Learn to Laugh: How Falling Down Brick Stairs Has Saved My Life
I’m a little clumsy. I admit it. I own it.
I’ve sprained both ankles in the same week…actually, I’ve broken a finger on each hand in the same week, on different days. Before you think I’m a walking insurance claim, I did grow up playing a lot of sports and that is how most of the accidents happened. At least that’s what I’m telling myself.
One day while in college, I was walking through the middle of campus on my way home with one of my roommates. We began to walk down a set of brick stairs, at which point, I fell. I’m not sure how I fell, but I went down hard. I had a messenger bag full of books slung across my body that managed to flip over my head, yet stay attached to my shoulder, and dragged me down the few stairs I had managed to miss on my initial fall.
Luckily it was not a peak time between classes. In fact, there was only one other person around and both she and my roommate began to ask if I was okay. As I lay there on my face, feet in the air, I mentally checked all of my limbs and found them to be intact. Yeah, I was okay. I rolled over onto my back and, despite my pride and the pain in my knees, I started laughing.
They both hesitated to laugh at first. I mean, it’s pretty heartless to laugh at a girl lying head down on brick stairs, but once I started, so did they. I asked them to help me up because my bag was holding my head down. It wasn’t a graceful ‘get up’, to say the least. I still chuckle about falling down those stairs.
Power of a Laugh
Now as I look back, there have been many experiences like that. Not that I’ve fallen down any more brick stairs, but times when I’ve felt completely disoriented and unable to get my feet underneath me. Times that I’ve been frustrated and disheartened. Times I’ve wanted to cry.

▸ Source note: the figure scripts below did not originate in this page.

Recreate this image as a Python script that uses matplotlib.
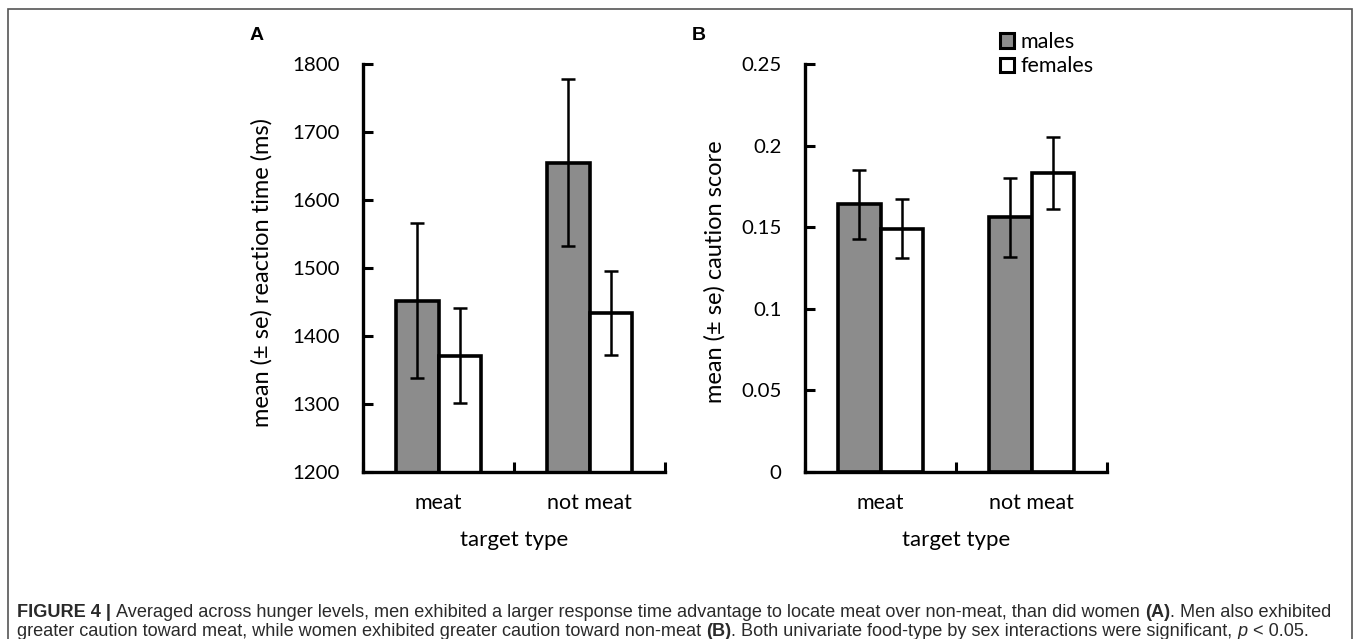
import matplotlib
matplotlib.use('Agg')
from matplotlib import pyplot as plt
from matplotlib.patches import Patch, Rectangle
import numpy as np

# categories and series
categories = ['meat', 'not meat']
series = ['males', 'females']

# panel A: reaction time (ms)
rt_males = [1452, 1655]
rt_males_se = [114, 123]
rt_females = [1371, 1434]
rt_females_se = [70, 62]

# panel B: caution score
caution_males = [0.164, 0.156]
caution_males_se = [0.021, 0.024]
caution_females = [0.149, 0.183]
caution_females_se = [0.018, 0.022]

grey = '#8c8c8c'
tick_font = 'Lato'

fig = plt.figure(figsize=(13.58, 6.39), dpi=100)
W, H = 1358, 639


def px_axes(x0, x1, y0, y1):
    return fig.add_axes([x0 / W, 1 - y1 / H, (x1 - x0) / W, (y1 - y0) / H])


def draw_panel(ax, males, males_se, females, females_se, ylim, yticks, yticklabels, ylabel, ylabel_x):
    x = np.arange(len(categories))
    w = 0.283
    ax.bar(x - w / 2, males, w, color=grey, edgecolor='black', linewidth=2.6,
           zorder=2)
    ax.bar(x + w / 2, females, w, color='white', edgecolor='black', linewidth=2.6,
           zorder=2)
    ax.errorbar(x - w / 2, males, yerr=males_se, fmt='none', ecolor='black',
                elinewidth=1.8, capsize=5, capthick=1.8, zorder=3)
    ax.errorbar(x + w / 2, females, yerr=females_se, fmt='none', ecolor='black',
                elinewidth=1.8, capsize=5, capthick=1.8, zorder=3)
    ax.set_xlim(-0.5, len(categories) - 0.5)
    ax.set_ylim(*ylim)
    for s in ['top', 'right']:
        ax.spines[s].set_visible(False)
    for s in ['left', 'bottom']:
        ax.spines[s].set_linewidth(2.4)
        ax.spines[s].set_capstyle('projecting')
    ax.set_yticks(yticks)
    ax.set_yticklabels(yticklabels, fontfamily=tick_font, fontsize=14.7)
    ax.tick_params(axis='y', direction='in', length=7, width=2.2, pad=17)
    # category boundary ticks on the x axis
    ax.set_xticks(np.arange(len(categories) + 1) - 0.5)
    ax.set_xticklabels([])
    ax.set_xticks(x, minor=True)
    ax.set_xticklabels(categories, minor=True, fontfamily=tick_font, fontsize=15.5)
    ax.tick_params(axis='x', which='major', direction='in', length=7, width=2.2)
    ax.tick_params(axis='x', which='minor', length=0, pad=15)
    ax.set_xlabel('target type', fontfamily=tick_font, fontsize=16, labelpad=12)
    ax.set_ylabel(ylabel, fontfamily=tick_font, fontsize=17)
    ax.yaxis.set_label_coords(ylabel_x, 0.49)
    ax.yaxis.label.set_va('center')
    ax.patch.set_alpha(0)


axA = px_axes(363, 665, 64, 472)
draw_panel(axA, rt_males, rt_males_se, rt_females, rt_females_se,
           (1200, 1800), np.arange(1200, 1801, 100),
           [str(v) for v in range(1200, 1801, 100)],
           'mean (± se) reaction time (ms)', -0.334)

axB = px_axes(805, 1107, 64, 472)
draw_panel(axB, caution_males, caution_males_se, caution_females, caution_females_se,
           (0, 0.25), [0, 0.05, 0.1, 0.15, 0.2, 0.25],
           ['0', '0.05', '0.1', '0.15', '0.2', '0.25'],
           'mean (± se) caution score', -0.30)

# panel letters
fig.text(250 / W, 1 - 36 / H, 'A', fontfamily='Liberation Sans', fontweight='bold',
         fontsize=14, va='center', ha='left')
fig.text(692 / W, 1 - 36 / H, 'B', fontfamily='Liberation Sans', fontweight='bold',
         fontsize=14, va='center', ha='left')

# legend
handles = [Patch(facecolor=grey, edgecolor='black', linewidth=2.2),
           Patch(facecolor='white', edgecolor='black', linewidth=2.2)]
fig.legend(handles, series, loc='upper left', bbox_to_anchor=(989 / W, 1 - 21 / H),
           frameon=False, borderpad=0, handlelength=0.68, handleheight=0.68,
           handletextpad=0.3, labelspacing=0.22,
           prop={'family': tick_font, 'size': 15.5})

# frame around figure
fig.patches.append(Rectangle((8 / W, -0.1), (1352 - 8) / W, 1.1 - 9 / H,
                             transform=fig.transFigure, fill=False,
                             edgecolor='#555555', linewidth=1.2))

# caption with mixed styles
renderer = fig.canvas.get_renderer()


def caption_line(parts, x0, y):
    x = x0
    for txt, style in parts:
        kw = {'fontfamily': 'Liberation Sans', 'fontsize': 13.1, 'color': '#2a2a2a'}
        if style == 'bold':
            kw['fontweight'] = 'bold'
        elif style == 'italic':
            kw['fontstyle'] = 'italic'
        t = fig.text(x / W, 1 - y / H, txt, va='baseline', ha='left', **kw)
        bb = t.get_window_extent(renderer)
        x += bb.width


line1 = [('FIGURE 4 | ', 'bold'),
         ('Averaged across hunger levels, men exhibited a larger response time advantage to locate meat over non-meat, than did women ', 'normal'),
         ('(A)', 'bold'),
         ('. Men also exhibited', 'normal')]
line2 = [('greater caution toward meat, while women exhibited greater caution toward non-meat ', 'normal'),
         ('(B)', 'bold'),
         ('. Both univariate food-type by sex interactions were significant, ', 'normal'),
         ('p', 'italic'),
         (' < 0.05.', 'normal')]
caption_line(line1, 17, 617)
caption_line(line2, 17, 636)

plt.savefig('out.png', dpi=100)
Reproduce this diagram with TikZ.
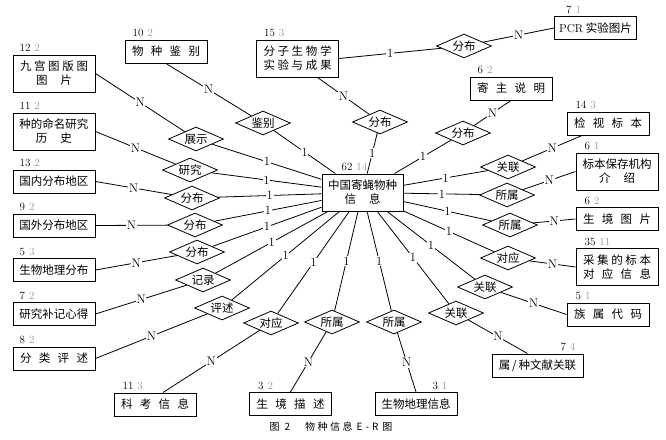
\documentclass[tikz,border=0pt]{standalone}
\usepackage{fontspec}
\newfontfamily\cjk{Noto Sans CJK SC}
\usetikzlibrary{shapes.geometric}
\definecolor{numgray}{RGB}{150,150,150}
\newcommand\nm[2]{#1\hspace{4pt}\textcolor{numgray}{#2}}
\newcommand\sw[1]{\makebox[68pt][s]{#1}}
\newcommand\sn[1]{\makebox[36pt][s]{#1}}
\begin{document}
\begin{tikzpicture}[x=1pt,y=-1pt,
 ent/.style={draw, line width=1pt, minimum width=82pt, minimum height=23pt, inner sep=0pt, align=center, font=\cjk\fontsize{11.5}{14}\selectfont},
 ent2/.style={ent, minimum height=37pt},
 rel/.style={diamond, draw, line width=0.8pt, shape aspect=2.3, minimum width=55pt, minimum height=24pt, inner sep=0pt, font=\cjk\fontsize{11.5}{14}\selectfont},
 conn/.style={line width=0.8pt},
 card/.style={fill=white, inner sep=0.8pt, midway, font=\fontsize{12.5}{12.5}\selectfont},
 numl/.style={anchor=south west, inner sep=0pt, yshift=2.5pt, font=\fontsize{11}{11}\selectfont},
 numr/.style={numl, anchor=south east}
]
\useasboundingbox (0,0) rectangle (666,439);

% entities
\node[ent2] (jg) at (54,73.5) {\sw{九\hfill 宫\hfill 图\hfill 版\hfill 图}\\\sn{图\hfill 片}};
\node[ent] (wz) at (166,51.5) {\sw{物\hfill 种\hfill 鉴\hfill 别}};
\node[ent2] (mm) at (54,131.5) {种的命名研究\\\sn{历\hfill 史}};
\node[ent] (gn) at (54,181.5) {国内分布地区};
\node[ent] (gw) at (54,225.5) {国外分布地区};
\node[ent] (swfb) at (54,270) {生物地理分布};
\node[ent] (yj) at (54,314) {研究补记心得};
\node[ent] (fl) at (54,358.5) {\sw{分\hfill 类\hfill 评\hfill 述}};
\node[ent] (kk) at (155,404.5) {\sw{科\hfill 考\hfill 信\hfill 息}};
\node[ent] (sjms) at (290.5,404) {\sw{生\hfill 境\hfill 描\hfill 述}};
\node[ent] (swxx) at (416,404) {生物地理信息};
\node[ent, minimum width=91pt] (sz) at (537.5,365.5) {属\,/\,种文献关联};
\node[ent] (zs) at (608,314.5) {\sw{族\hfill 属\hfill 代\hfill 码}};
\node[ent2] (cj) at (617,267) {\sw{采\hfill 集\hfill 的\hfill 标\hfill 本}\\\sw{对\hfill 应\hfill 信\hfill 息}};
\node[ent] (sjtp) at (617,219) {\sw{生\hfill 境\hfill 图\hfill 片}};
\node[ent2] (bb) at (617,171.5) {标本保存机构\\\sn{介\hfill 绍}};
\node[ent] (js) at (608,123.5) {\sw{检\hfill 视\hfill 标\hfill 本}};
\node[ent] (jz) at (511,88.5) {\sw{寄\hfill 主\hfill 说\hfill 明}};
\node[ent] (pcr) at (595.5,28) {{\rmfamily PCR} 实验图片};
\node[ent2] (fz) at (297.5,58.5) {\sw{分\hfill 子\hfill 生\hfill 物\hfill 学}\\\sw{实\hfill 验\hfill 与\hfill 成\hfill 果}};
\node[ent2, minimum width=81pt] (c) at (362.5,192.5) {中国寄蝇物种\\\sn{信\hfill 息}};

% number labels
\node[numl, xshift=7pt] (njg) at (jg.north west) {\nm{12}{2}};
\node[numl, xshift=8pt] (nwz) at (wz.north west) {\nm{10}{2}};
\node[numl, xshift=7pt] (nmm) at (mm.north west) {\nm{11}{2}};
\node[numl, xshift=7pt] (ngn) at (gn.north west) {\nm{13}{2}};
\node[numl, xshift=7pt] (ngw) at (gw.north west) {\nm{9}{2}};
\node[numl, xshift=7pt] (nswfb) at (swfb.north west) {\nm{5}{3}};
\node[numl, xshift=7pt] (nyj) at (yj.north west) {\nm{7}{2}};
\node[numl, xshift=7pt] (nfl) at (fl.north west) {\nm{8}{2}};
\node[numl, xshift=9pt] (nkk) at (kk.north west) {\nm{11}{3}};
\node[numl, xshift=9pt] (nsjms) at (sjms.north west) {\nm{3}{2}};
\node[numr, xshift=-10pt] (nswxx) at (swxx.north east) {\nm{3}{1}};
\node[numr, xshift=-8pt] (nsz) at (sz.north east) {\nm{7}{4}};
\node[numl, xshift=9pt] (nzs) at (zs.north west) {\nm{5}{1}};
\node[numl, xshift=9pt] (ncj) at (cj.north west) {\nm{35}{11}};
\node[numl, xshift=9pt] (nsjtp) at (sjtp.north west) {\nm{6}{2}};
\node[numl, xshift=9pt] (nbb) at (bb.north west) {\nm{6}{1}};
\node[numl, xshift=9pt] (njs) at (js.north west) {\nm{14}{3}};
\node[numl, xshift=8pt] (njz) at (jz.north west) {\nm{6}{2}};
\node[numl, xshift=12pt] (npcr) at (pcr.north west) {\nm{7}{1}};
\node[numl, xshift=8pt] (nfz) at (fz.north west) {\nm{15}{3}};
\node[numl, xshift=20pt] (nc) at (c.north west) {\nm{62}{14}};

% relationships
\node[rel] (r1) at (196,139) {展示};
\node[rel] (r2) at (263,123) {鉴别};
\node[rel] (r3) at (190,170) {研究};
\node[rel] (r4) at (192,198) {分布};
\node[rel] (r5) at (195,225) {分布};
\node[rel] (r6) at (197,252) {分布};
\node[rel] (r7) at (203,280) {记录};
\node[rel] (r8) at (222,308) {评述};
\node[rel] (r9) at (271,323) {对应};
\node[rel] (r10) at (332,322) {所属};
\node[rel] (r11) at (394,322) {所属};
\node[rel] (r12) at (456,313) {关联};
\node[rel] (r13) at (485,287) {关联};
\node[rel] (r14) at (508,258) {对应};
\node[rel] (r15) at (510,225) {所属};
\node[rel] (r16) at (507,195) {所属};
\node[rel] (r17) at (508,167) {关联};
\node[rel] (r18) at (463,133) {分布};
\node[rel] (r19) at (464,46) {分布};
\node[rel] (r20) at (380,122) {分布};

% entity -- relationship
\draw[conn] (jg.east) -- node[card]{N} (r1);
\draw[conn] (wz.south) -- node[card]{N} (r2);
\draw[conn] (mm.east) -- node[card]{N} (r3);
\draw[conn] (gn.east) -- node[card]{N} (r4);
\draw[conn] (gw.east) -- node[card]{N} (r5);
\draw[conn] (swfb.east) -- node[card]{N} (r6);
\draw[conn] (yj.east) -- node[card]{N} (r7);
\draw[conn] (fl.east) -- node[card]{N} (r8);
\draw[conn] ([xshift=8pt]kk.north) -- node[card]{N} (r9);
\draw[conn] (sjms.north) -- node[card]{N} (r10);
\draw[conn] (swxx.north) -- node[card]{N} (r11);
\draw[conn] ([xshift=-10pt]sz.north) -- node[card]{N} (r12);
\draw[conn] (zs.west) -- node[card]{N} (r13);
\draw[conn] (cj.west) -- node[card]{N} (r14);
\draw[conn] (sjtp.west) -- node[card]{N} (r15);
\draw[conn] (bb.west) -- node[card]{N} (r16);
\draw[conn] ([xshift=-26pt]js.south) -- node[card]{N} (r17);
\draw[conn] (jz.south) -- node[card]{N} (r18);
\draw[conn] (pcr.west) -- node[card]{N} (r19);
\draw[conn] (fz.east) -- node[card]{1} (r19);
\draw[conn] ([xshift=20pt]fz.south) -- node[card]{N} (r20);

% relationship -- centre
\foreach \r in {r1,r2,r3,r4,r5,r6,r7,r8,r9,r10,r11,r12,r13,r14,r15,r16,r17,r18,r20}
  \draw[conn] (\r) -- node[card]{1} (c);

% caption
\node (cap) at (331,427) {\cjk\fontsize{10}{10}\selectfont 图\hspace{5pt}2\hspace{15pt}物\hspace{2.5pt}种\hspace{2.5pt}信\hspace{2.5pt}息\hspace{4pt}E\hspace{3pt}-\hspace{3pt}R\hspace{4pt}图};
\end{tikzpicture}
\end{document}
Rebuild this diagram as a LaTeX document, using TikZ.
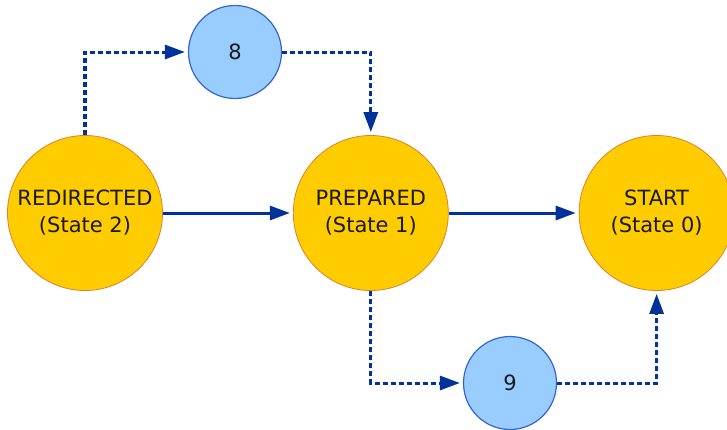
\documentclass[tikz,border=0pt]{standalone}
\usepackage{fontspec}
\setmainfont{DejaVu Sans}
\usepackage{tikz}
\usetikzlibrary{arrows.meta, positioning}

\definecolor{stategold}{HTML}{FFCC00}
\definecolor{stateedge}{HTML}{D9822B}
\definecolor{stepblue}{HTML}{99CCFF}
\definecolor{stepedge}{HTML}{3366CC}
\definecolor{flowblue}{HTML}{003399}
\definecolor{labelgray}{HTML}{1A1A1A}

\begin{document}
\begin{tikzpicture}[
    x=1pt, y=1pt,
    node distance=130pt,
    state/.style={circle, draw=stateedge, line width=0.8pt, fill=stategold, minimum size=155pt, inner sep=0pt, align=center, text=labelgray, font=\fontsize{21}{27}\selectfont},
    substate/.style={circle, draw=stepedge, line width=1.2pt, fill=stepblue, minimum size=93pt, inner sep=0pt, text=labelgray, font=\fontsize{21}{27}\selectfont},
    arrow/.style={-{Triangle[length=20pt, width=14pt]}, line width=3pt, draw=flowblue, shorten >=3pt},
    dasharrow/.style={arrow, dash pattern=on 5pt off 3pt},
]
    \useasboundingbox (-85,213) rectangle (642,-216);

    % States
    \node[state] (redirected) at (0,0) {REDIRECTED\\(State 2)};
    \node[state, right=of redirected] (prepared) {PREPARED\\(State 1)};
    \node[state, right=of prepared] (start) {START\\(State 0)};

    % Intermediate steps
    \node[substate] (eight) at (150,161) {8};
    \node[substate] (nine) at (425,-170) {9};

    % Arrows
    \draw[arrow] (redirected) -- (prepared);
    \draw[arrow] (prepared) -- (start);
    \draw[dasharrow] (redirected.north) |- (eight.west);
    \draw[dasharrow] (eight.east) -| (prepared.north);
    \draw[dasharrow] (prepared.south) |- (nine.west);
    \draw[dasharrow] (nine.east) -| (start.south);
\end{tikzpicture}
\end{document}
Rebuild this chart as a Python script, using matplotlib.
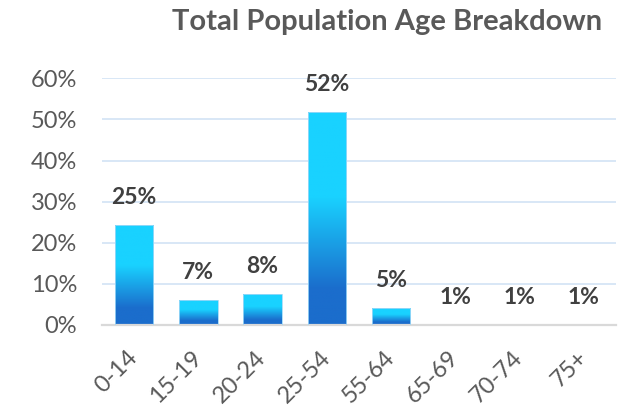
import matplotlib
matplotlib.use("Agg")
import matplotlib.pyplot as plt
import matplotlib.transforms as mtransforms
import numpy as np
from matplotlib.colors import to_rgb

AGE_GROUPS = ["0-14", "15-19", "20-24", "25-54", "55-64", "65-69", "70-74", "75+"]
SHARES = [24.3, 6.2, 7.5, 51.9, 4.2, 0.1, 0.0, 0.1]
SHARE_LABELS = ["25%", "7%", "8%", "52%", "5%", "1%", "1%", "1%"]
Y_TICKS = [0, 10, 20, 30, 40, 50, 60]
TITLE = "Total Population Age Breakdown"

FONT = ["Lato", "DejaVu Sans"]
TOP = np.array(to_rgb("#19d2ff"))
BOTTOM = np.array(to_rgb("#1b6dcc"))


def gradient_image(n=256):
    # t = 0 at the bottom of the bar, 1 at the top
    t = np.linspace(0, 1, n)
    w = np.clip((t - 0.17) / 0.43, 0, 1)[:, None]
    rgb = BOTTOM * (1 - w) + TOP * w
    return rgb[:, None, :]


plt.rcParams["font.family"] = FONT
fig = plt.figure(figsize=(6.24, 4.07), dpi=100)
ax = fig.add_axes([0.1635, 0.2015, 0.8235, 0.606])

x = np.arange(len(AGE_GROUPS))
bars = ax.bar(x, SHARES, width=0.6, color="none", edgecolor="none", zorder=2)
img = gradient_image()
for bar in bars:
    h = bar.get_height()
    if h <= 0:
        continue
    x0 = bar.get_x()
    im = ax.imshow(img, extent=[x0, x0 + bar.get_width(), 0, h], origin="lower",
                   aspect="auto", zorder=2)
    im.set_clip_path(bar)
    ax.bar(bar.get_x() + bar.get_width() / 2, h, width=bar.get_width(), color="none",
           edgecolor="#9fd8f7", linewidth=0.6, zorder=3)

for xi, value, label in zip(x, SHARES, SHARE_LABELS):
    ax.annotate(label, (xi, value), xytext=(0, 12), textcoords="offset points",
                ha="center", va="bottom", fontsize=16.5, fontweight="bold", color="#404040")

ax.set_xlim(-0.5, len(AGE_GROUPS) - 0.5)
ax.set_ylim(0, 60)
ax.set_yticks(Y_TICKS)
ax.set_yticklabels([f"{v}%" for v in Y_TICKS], fontsize=17, color="#595959")
ax.set_xticks(x)
ax.set_xticklabels(AGE_GROUPS, fontsize=17, color="#595959", rotation=45, ha="right",
                   va="center", rotation_mode="anchor")
shift = mtransforms.ScaledTranslation(-4 / 100, 0, fig.dpi_scale_trans)
for lab in ax.get_xticklabels():
    lab.set_transform(lab.get_transform() + shift)
ax.tick_params(axis="both", length=0)
ax.tick_params(axis="y", pad=18)
ax.tick_params(axis="x", pad=21)
ax.yaxis.grid(True, color="#d5e5f6", linewidth=1.3, zorder=0)
ax.set_axisbelow(True)
for side in ["top", "right", "left"]:
    ax.spines[side].set_visible(False)
ax.spines["bottom"].set_color("#d9d9d9")
ax.spines["bottom"].set_linewidth(1.6)

fig.text(0.621, 0.945, TITLE, ha="center", va="center", fontsize=21, fontweight="bold",
         color="#595959")
fig.savefig("out.png", dpi=100)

Life gets hard. Children can be hard. Finances can be hard. Relationships can be hard. Health can be hard. Life can make you want to bury your head in the sand and leave it there until the storm blows over. But that is not how it works.
The only way to get through life is to laugh through it. You either have to laugh or cry. I prefer to laugh. Crying gives me a headache. – Marjorie Pay Hinckley
Some days, no matter what you do, your kids are going to fight or cry or get into every cupboard they can reach and then draw on the back of your new couch. They will smear butter in the carpet and lotion on the upholstery. They will stab a screwdriver through the vacuum filter the day you take the vacuum out of the box.
Choose to laugh. Laughter can make a bad day better. It can make the maddening ridiculous. It can lighten a weary soul.
Mistakes and Heartaches
Falling down the stairs has saved my life over and over again because it reminds me to laugh, even when I don’t feel like it, especially when I don’t feel like it. If we can find it within ourselves to laugh when we want to cry or yell or tear our hair out, life doesn’t seem as hard.
Laughing at our own mistakes and heartaches brings things back into perspective. Most of the time, our mistakes are little and not life altering. If they are big and life altering, hopefully, you’ll be able to laugh about them years later.
Our family has had a trying couple of years. There were times when it was hard. I cried a lot. There was not a lot of laughter. But a few weeks ago my husband and I went to dinner with another couple and somehow we got on the topic of building our house, which is what has been the difficulty over the last two years. As we described all that had happened, we both started laughing. In fact, the more we added to the list of things that went wrong, the harder we laughed. I think the other couple might have thought we were nuts. Oh, well.
Not a mistake, more of a heartache, but now we can look back and laugh. We laugh because now that we’re through it, we can see all that we learned. We grew closer as a couple. We grew closer to Heavenly Father and we have some crazy, awful, funny stories to tell.
Laugh It Off
My basketball coaches used to tell me to “shake it off” when I made a mistake.
“Laugh it off” the next time you feel like crying.
The next time I’m shoving food at children because we have to be somewhere in 5 minutes and someone can’t find their shoes and someone else doesn’t want to wear a coat and someone else wants another serving but there’s no time; I’m going to start giggling like a crazy person. I’ve done it before and while it doesn’t make my kids suddenly cooperate, they’ll stop what they are doing to try to figure out why I’m laughing. Then maybe they’ll get their shoes and coats and run to the car so I’m not late….or not. Laughter is a big help, but it is not magic.